Celebration V – SURVIVE
Spending Warm Summer Days Indoors…
So here’s the breakdown — I live in “Hotlanta” now, but I was born and braised in Florida. My partner and I lived in Orlando (tip — don’t call it “O-Town”) and I’m going to cut through all of the shiny, sunny public relations spiel to give you advice that you’ll need to survive and enjoy Star Wars Celebration V.
Having been to events at the Convention Center, it is problematic (at best) to keep the venue cooled at the peak of summer heat. Being anywhere in Florida, in August, it’s swelteringly hot. It is really up to you to stay cool. If someone doesn’t gauge the HVAC to combat the blistering heat outside, then add in a throng of "unconventional conventionists" (to borrow a phrase) and things can become rather uncomfortable.
#1. Hydration — You know all those studies that have said that caffeinated drinks lead to dehydration? They were paid for by companies that want to sell you bottled water. Even a caffeinated drink can give your body vital fluids. That Coke Zero Cherry (my choice) will give you ample hydration, but, as with every other drink, you'll need to keep a constant supply flowing through your body. A soda loaded with HFCS, though, will put a strain on your body as it processes that mess, and it's not going to do you much good at all.
Top picks to keep your body happily hydrated include Power Ade Zero — avoid the red and blue ones — which has no calories and all the basics that one looks for in a "sports drink", Vitamin Water Zero (which has kept me out of the hospital at least once) and, naturally, WATER. (Gatorade, which was invented at the University of Florida, and its "lower calorie" G2 varieties are are still sweetened with sugar and HFCS. Read your labels!)
I assume that we're all adults here, and if you indulge too much, drink TWICE the "hydrating beverage" and keep it flowing. In the summer heat, a hangover can lead to the hospital very quickly. I'm never one to turn down a cocktail, but my "after-party" is always followed by a heavy flush of liquids that aren't going to make my innards turn against me.
#2. Fans — Those little battery-powered fans (even old-fashioned hand-fans) are great, but they aren't air-conditioners. Some even have little "water misting" devices for that extra bit of cool – and it keeps your "face" on if you're wearing make-up. I still recommend grabbing one (and they're available most anywhere) just for that little waft of breeze that offers that little extra bit of comfort.
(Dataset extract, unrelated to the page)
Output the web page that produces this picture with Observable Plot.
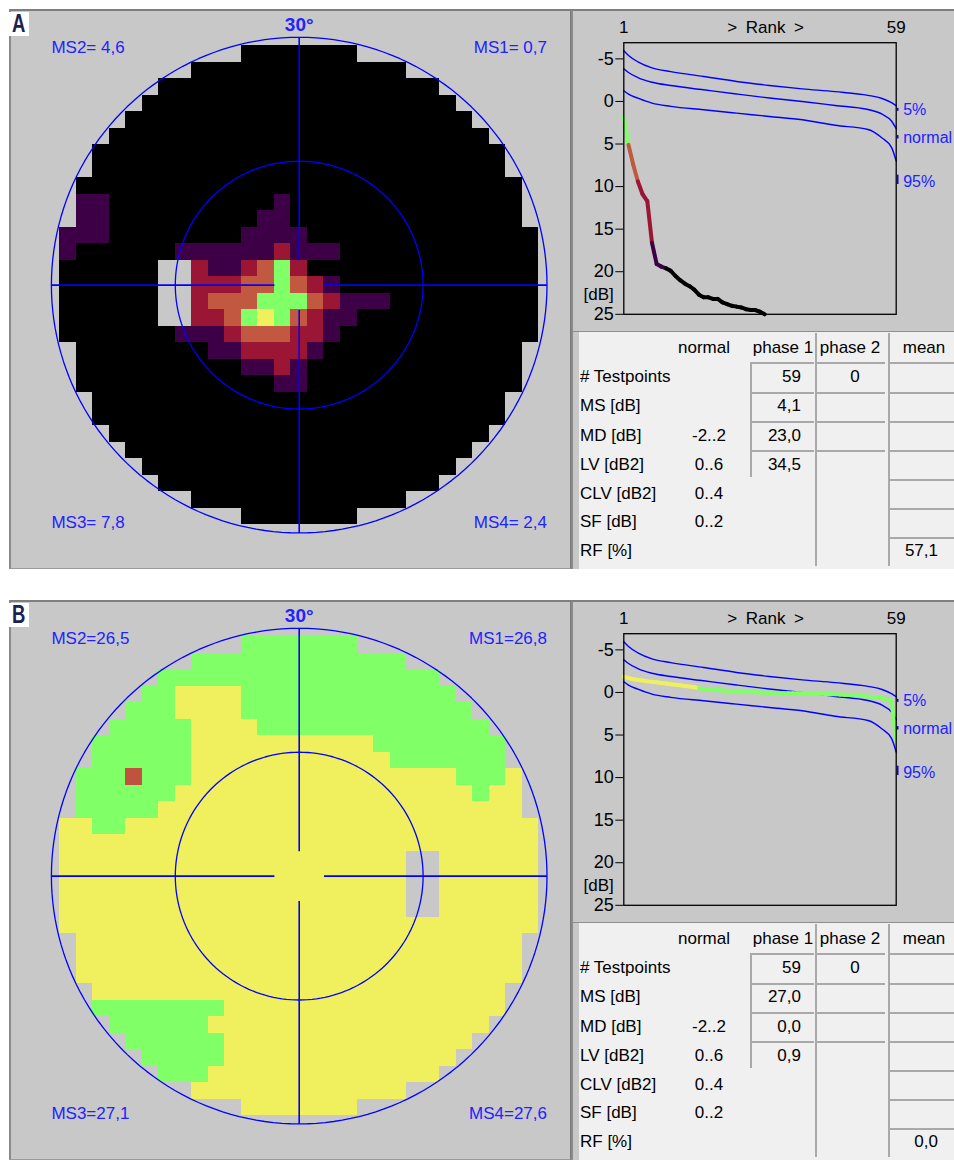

I don't care if I look like an old church lady, I bust out the little fan, and if I could, I'd have a Jawa with a giant palm-frond fanning me, Jabba The Hutt-style. (Well, not a Jawa, but Jake Gyllenhaal won't even wave his restraining order at me.)
#3. Hygiene — Use a deodorant with antiperspirant. We all want to smell clean and fresh, but a river of sweat is your body forcing water out to cool you down, depriving your inner organs. (See #1.) Unless your dermatologist has diagnosed you with hyper-hydrosis, profuse sweating is a sign that you need to slow your pace and gulp down about two pints of water STAT.
I also recommend Comme des Garçons Incense Avignon Series 3 and No. 88 by Czech and Speake, but I'm a scent snob. (Guys! Ditch that Axe stuff. It's made for teenage boys, not grown men.)
Bonus Tip! Dusting your pits and parts (that sweat) with Gold Bond or even regular baby powder can reduce profuse sweating (and stains). Just be careful not to get white streaks all over your clothes.
#4. Relax — It is practically impossible to see and do everything you want to do at a Star Wars Celebration. When you find that little extra bit of free time, take a break! Sit, hydrate, fan, chill, etc. Your body is a machine, and if you don't pace yourself you'll be in for a world of hurt when you go back to your hotel. Unless you regularly run marathons, you may be able to rush around and do a lot, but you'll suffer the consequences sooner or later.
#5. Health — In any massive hive of scum and villainy, the chance that you'll catch some random bug increases substantially. Take your vitamins. A chewable multi-vitamin will be absorbed by your body better than a lumpy pill that your digestive system won't completely process. Two childrens chewable vitamins will actually give you more vitamins than an adult a-to-zinc pill. (For my fellow vegetarians and vegans, sorry, but the chewables on regular store shelves are likely to have gelatin, so check your veg-friendly or health food store for options.)
If you think you're falling ill… I'm sure you'll know what to do. (That is where my advice ends, and your need to see a doctor begins.)
Please print this friendly bit of opinionated advice out, and when you see your friendly Galactic Blogger nursing a hangover, you can use the print out to fan me whilst calling me a hypocrite. (I did say I used to live in Orlando, but I'm not telling you where the party's at.)*
*I am as pure as driven sludge, but I can promise you that I won't stink. I'll also be doing everything I can to stay cool. (No-hipster.)